Die neue Dimension des Journalismus
Mit Virtual Reality macht die Journalistin Julia Leeb Nachrichten erlebbar. Sie „beamt“ ihre Zuschauer in den Dschungel oder mitten in ein Flüchtlingslager.
Als Journalistin und Fotokünstlerin reist Julia Leeb vor allem in Kriegsgebiete und Staaten in politischen Umbruchsituationen, in Länder, die von Diktaturen und Gewalt geprägt sind. Ihre Arbeit führte sie schon nach Syrien, Afghanistan, Nordkorea und Libyen. Mit Virtual-Reality-Technik, kurz VR, vermittelt sie Zuschauern den Eindruck, mitten im Geschehen zu sein. Sie gibt Einblicke in Situationen, die sonst schwer vorstellbar sind.
Wer vor dem Interview eine kurze Einführung zu Virtual Reality braucht, kann sich hier ein VR-Erklärvideo anschauen, am besten auf dem Smartphone.
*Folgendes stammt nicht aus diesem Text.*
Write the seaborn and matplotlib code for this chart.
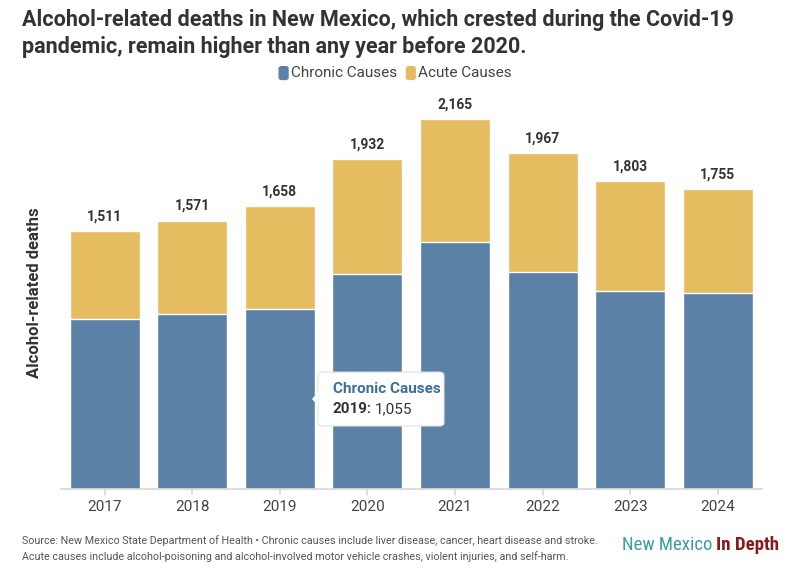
import matplotlib
matplotlib.use("Agg")
import matplotlib.pyplot as plt
from matplotlib.patches import FancyBboxPatch, Polygon
import seaborn as sns
import pandas as pd

# data
years = ["2017", "2018", "2019", "2020", "2021", "2022", "2023", "2024"]
totals = [1511, 1571, 1658, 1932, 2165, 1967, 1803, 1755]
chronic = [998, 1026, 1055, 1260, 1449, 1272, 1162, 1145]

blue = "#5b82a6"
yellow = "#e6bc60"
dark = "#333333"

df = pd.DataFrame({"year": years, "total": totals, "chronic": chronic})

sns.set_theme(style="white")
plt.rcParams["font.family"] = ["Roboto", "DejaVu Sans"]

fig = plt.figure(figsize=(8, 5.8), dpi=100)
ax = fig.add_axes([0.076, 0.157, 0.876, 0.677])

# full bar = chronic + acute, chronic drawn on top of it
sns.barplot(data=df, x="year", y="total", color=yellow, saturation=1,
            width=0.8, edgecolor="white", linewidth=1, ax=ax)
sns.barplot(data=df, x="year", y="chronic", color=blue, saturation=1,
            width=0.8, edgecolor="white", linewidth=1, ax=ax)

for i, t in enumerate(totals):
    ax.text(i, t + 45, f"{t:,}", ha="center", va="bottom", fontsize=10,
            fontweight="bold", color=dark)

ax.set_xlim(-0.5, 7.5)
ax.set_ylim(0, 2300)
ax.set_yticks([])
ax.set_xlabel("")
ax.set_ylabel("Alcohol-related deaths", fontsize=12, fontweight="bold",
              color=dark)
ax.yaxis.set_label_coords(-0.027, 0.50)
for s in ["top", "right", "left"]:
    ax.spines[s].set_visible(False)
ax.spines["bottom"].set_color("#d8d8d8")
ax.tick_params(axis="x", length=4, color="#d8d8d8", labelsize=11,
               labelcolor="#444444", pad=4, bottom=True)

# legend
fig.patches.append(FancyBboxPatch((0.349, 0.863), 0.011, 0.022,
                                  boxstyle="round,pad=0,rounding_size=0.003",
                                  color=blue, transform=fig.transFigure))
fig.text(0.364, 0.874, "Chronic Causes", fontsize=11, color="#444444", va="center")
fig.patches.append(FancyBboxPatch((0.508, 0.863), 0.011, 0.022,
                                  boxstyle="round,pad=0,rounding_size=0.003",
                                  color=yellow, transform=fig.transFigure))
fig.text(0.523, 0.874, "Acute Causes", fontsize=11, color="#444444", va="center")

# title
fig.text(0.027, 0.985, "Alcohol-related deaths in New Mexico, which crested during the Covid-19\n"
         "pandemic, remain higher than any year before 2020.",
         fontsize=15.5, fontweight="bold", color=dark, va="top", linespacing=1.3)

# tooltip
fig.patches.append(FancyBboxPatch((0.3975, 0.2655), 0.1575, 0.093,
                                  boxstyle="round,pad=0,rounding_size=0.006",
                                  fc="white", ec="#e2e2e2", lw=0.8,
                                  transform=fig.transFigure, zorder=5))
fig.patches.append(Polygon([(0.398, 0.325), (0.390, 0.312), (0.398, 0.299)],
                           closed=True, fc="white", ec="none",
                           transform=fig.transFigure, zorder=6))
fig.text(0.416, 0.329, "Chronic Causes", fontsize=11, fontweight="bold",
         color="#3b6f9c", va="center", zorder=7)
fig.text(0.416, 0.294, "2019:", fontsize=11, fontweight="bold", color=dark,
         va="center", zorder=7)
fig.text(0.469, 0.294, "1,055", fontsize=11, color=dark, va="center", zorder=7)

# footer
fig.text(0.027, 0.0545, "Source: New Mexico State Department of Health \u2022 Chronic causes include liver disease, cancer, heart disease and stroke.\n"
         "Acute causes include alcohol-poisoning and alcohol-involved motor vehicle crashes, violent injuries, and self-harm.",
         fontsize=7.75, color="#555555", va="center", linespacing=1.6)
fig.text(0.777, 0.061, "New Mexico", fontsize=13.5, color="#3c9da0", va="center",
         family=["Roboto Condensed", "Roboto", "DejaVu Sans"])
fig.text(0.895, 0.061, "In Depth", fontsize=13.5, color="#8b1a1f", fontweight="bold",
         va="center", family=["Roboto Condensed", "Roboto", "DejaVu Sans"])

fig.savefig("out.png", dpi=100)
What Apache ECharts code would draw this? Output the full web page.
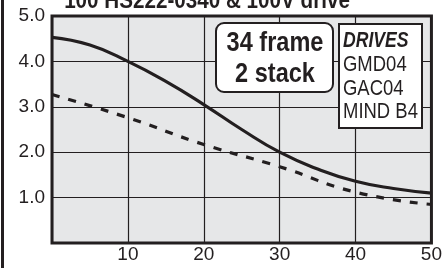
<!DOCTYPE html>
<html>
<head>
<meta charset="utf-8">
<style>
  html, body { margin: 0; padding: 0; background: #fff; }
  #chart { width: 445px; height: 268px; }
</style>
<script src="https://cdn.jsdelivr.net/npm/echarts@6/dist/echarts.min.js"></script>
</head>
<body>
<div id="chart"></div>
<script>
// speed (x) vs torque (y)
const solidX = [0, 5, 10, 15, 20, 25, 30, 35, 40, 45, 50];
const solidY = [4.53, 4.36, 4.0, 3.56, 3.05, 2.5, 2.0, 1.63, 1.36, 1.2, 1.1];
const dashX = [0, 10, 20, 30, 40, 50];
const dashY = [3.27, 2.76, 2.17, 1.68, 1.12, 0.85];

const titleText = "100 HS222-0340 & 100V drive";
const frameLines = ["34 frame", "2 stack"];
const drivesHead = "DRIVES";
const drivesList = ["GMD04", "GAC04", "MIND B4"];

const ink = "#231f20";
const sans = "'Liberation Sans', Arial, sans-serif";

const chart = echarts.init(document.getElementById("chart"));

const zip = (xs, ys) => xs.map((x, i) => [x, ys[i]]);

// condensed look: plain sans squeezed horizontally
function label(text, x, y, font, align, sx) {
  return {
    type: "text", x: x, y: y, z: 101, scaleX: sx,
    style: { text: text, fill: ink, font: font, textAlign: align, textVerticalAlign: "middle" },
  };
}

const option = {
  animation: false,
  grid: {
    left: 52, right: 13, top: 16, bottom: 25,
    show: true,
    backgroundColor: "#e6e7e8",
    borderColor: ink,
    borderWidth: 3,
  },
  xAxis: {
    type: "value",
    min: 0, max: 50, interval: 10,
    axisLine: { show: false },
    axisTick: { show: false },
    splitLine: { lineStyle: { color: ink, width: 1.2 } },
    axisLabel: {
      color: ink, fontSize: 19, fontFamily: sans, margin: 2,
      formatter: (v) => (v === 0 ? "" : String(v)),
    },
  },
  yAxis: {
    type: "value",
    min: 0, max: 5, interval: 1,
    axisLine: { show: false },
    axisTick: { show: false },
    splitLine: { lineStyle: { color: ink, width: 1.2 } },
    axisLabel: {
      color: ink, fontSize: 19, fontFamily: sans, margin: 7,
      formatter: (v) => (v === 0 ? "" : v.toFixed(1)),
    },
  },
  series: [
    {
      type: "line",
      data: zip(solidX, solidY),
      smooth: 0.5,
      symbol: "none",
      lineStyle: { color: ink, width: 3.2 },
    },
    {
      type: "line",
      data: zip(dashX, dashY),
      smooth: 0.5,
      symbol: "none",
      lineStyle: { color: ink, width: 3.2, type: [8, 9] },
    },
  ],
  graphic: [
    { type: "rect", shape: { x: 1, y: 0, width: 3, height: 268 }, style: { fill: ink } },
    {
      type: "text", x: 207, y: 13, scaleX: 0.86,
      style: {
        text: titleText, fill: ink, font: "bold 24px " + sans,
        textAlign: "center", textVerticalAlign: "bottom",
      },
    },
    {
      type: "rect", shape: { x: 216, y: 23, width: 117, height: 69, r: 8 },
      style: { fill: "#fff", stroke: ink, lineWidth: 2 }, z: 100,
    },
    label(frameLines[0], 275, 43, "bold 28px " + sans, "center", 0.84),
    label(frameLines[1], 275, 74, "bold 28px " + sans, "center", 0.84),
    {
      type: "rect", shape: { x: 339, y: 24, width: 83, height: 104 },
      style: { fill: "#fff", stroke: ink, lineWidth: 2 }, z: 100,
    },
    label(drivesHead, 343, 41, "italic bold 22px " + sans, "left", 0.8),
    ...drivesList.map((t, i) => label(t, 343, 65 + i * 23.5, "22px " + sans, "left", 0.84)),
  ],
};

chart.setOption(option);
</script>
</body>
</html>
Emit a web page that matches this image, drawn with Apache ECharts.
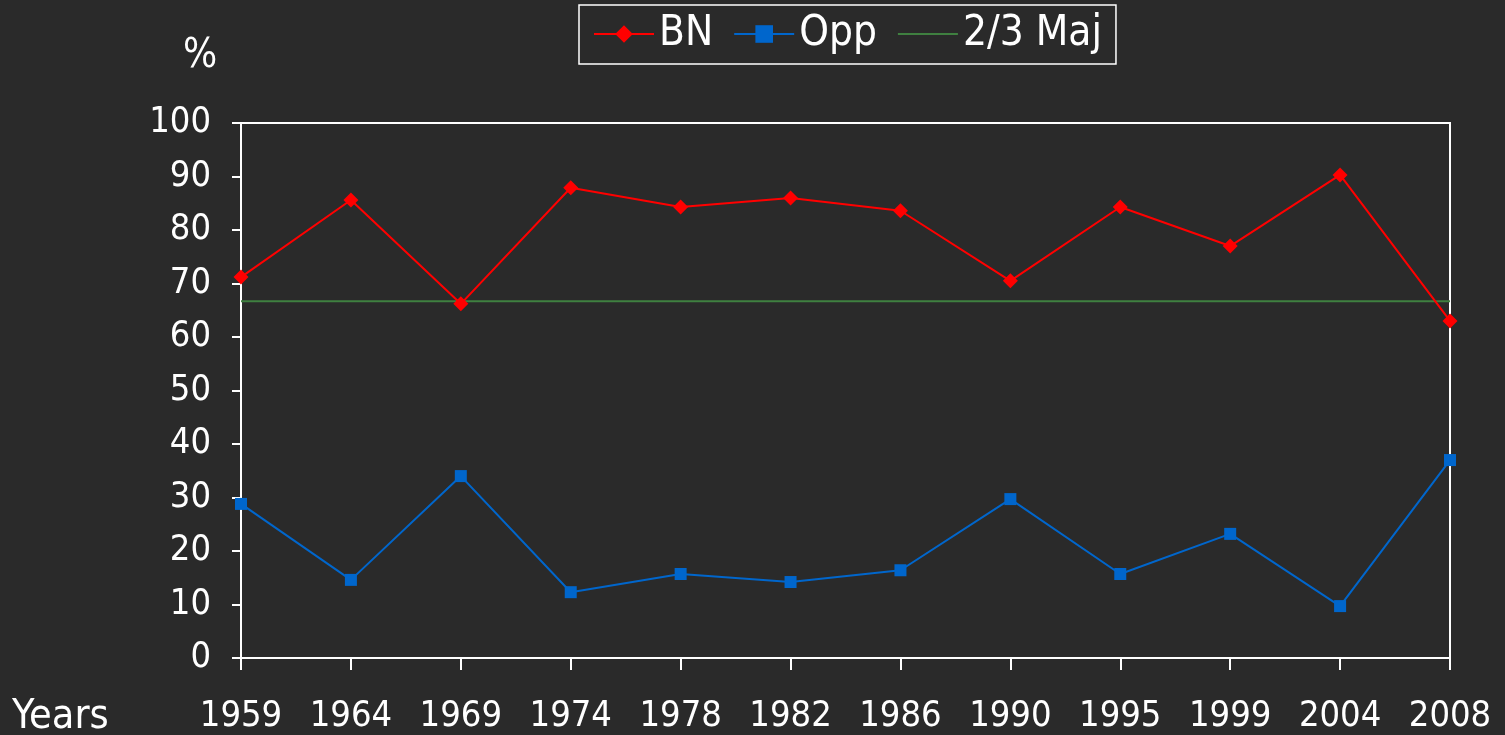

Frau Leeb, was möchten Sie mit Ihrer Arbeit erreichen?
Durch Artikel und Reportagen gebe ich Menschen eine Stimme, die sie sonst nicht hätten. Mit VR/360° kann ich die „toten Winkel“ unserer Welt nicht nur beleuchten, sondern auch erlebbar machen. Mein langfristiges Ziel ist es, eine Datenbank über isolierte Gesellschaften aufzubauen. Dazu gehört auch eine VR-Enzyklopädie.
Worin besteht für Sie der Unterschied zwischen VR/360°und klassischer Fotografie?
VR/360° unterscheidet sich vor allem durch den Erlebnischarakter und das Informationsreservoir. Es eröffnen sich neue Dimensionen der Berichterstattung. Bisher wurden Inhalte präsentiert und nicht erlebt. Zum anderen birgt der 360°-Raum gewaltige Informationsmengen, die gerade in Kriegsgebieten der Aufklärung dienen. Mich interessierte an Kriegsfotografien immer, was außerhalb des Bildausschnitts geschieht. VR/360° ist die Antwort.
Welche logistischen Herausforderungen müssen Sie für VR/360° meistern?
Die Datenmenge ist groß und die Postproduktion noch aufwändiger als bei herkömmlichen Filmen. Meine erste VR-Produktion habe ich 2015 bei einem Warlord im kongolesischen Dschungel umgesetzt. Weil es keinen Strom gab, mussten wir eine Autobatterie ausbauen und tagelang in den Dschungel schleppen. Heute ist die Technik schon weit fortgeschritten.
Beim Drehen erlebe ich zum Teil absurde Situationen. Oft möchte ich nicht mitgefilmt werden. Dann muss ich den Raum oder die Szenerie schnell verlassen, was in Krisengebieten natürlich auf große Skepsis stößt. Wer stellt schon seine Kameras mitten ins Geschehen und läuft weg? Einmal haben sich Marktverkäufer versteckt, weil sie meine Kamera für eine Bombe hielten.
Was ist Ihr neustes Projekt?
Für „Brave New Realities“ bin ich zu isolierten Orten gereist. Ich ermögliche den Nutzern, sich in ein südsudanesisches Flüchtlingslager, nach Weißrussland oder zu den Nubiern in den Sudan zu „beamen“ und sich selbst ein Bild vor Ort zu machen. Sie können sich mit einem ehemaligen Sektenmitglied der Colonia Dignidad in Chile an einen Tisch setzen oder in Transnistrien auf einen Markt gehen – alles in einer Mischform aus künstlich generierter VR-Welt und 360°-Dokumentarfilm.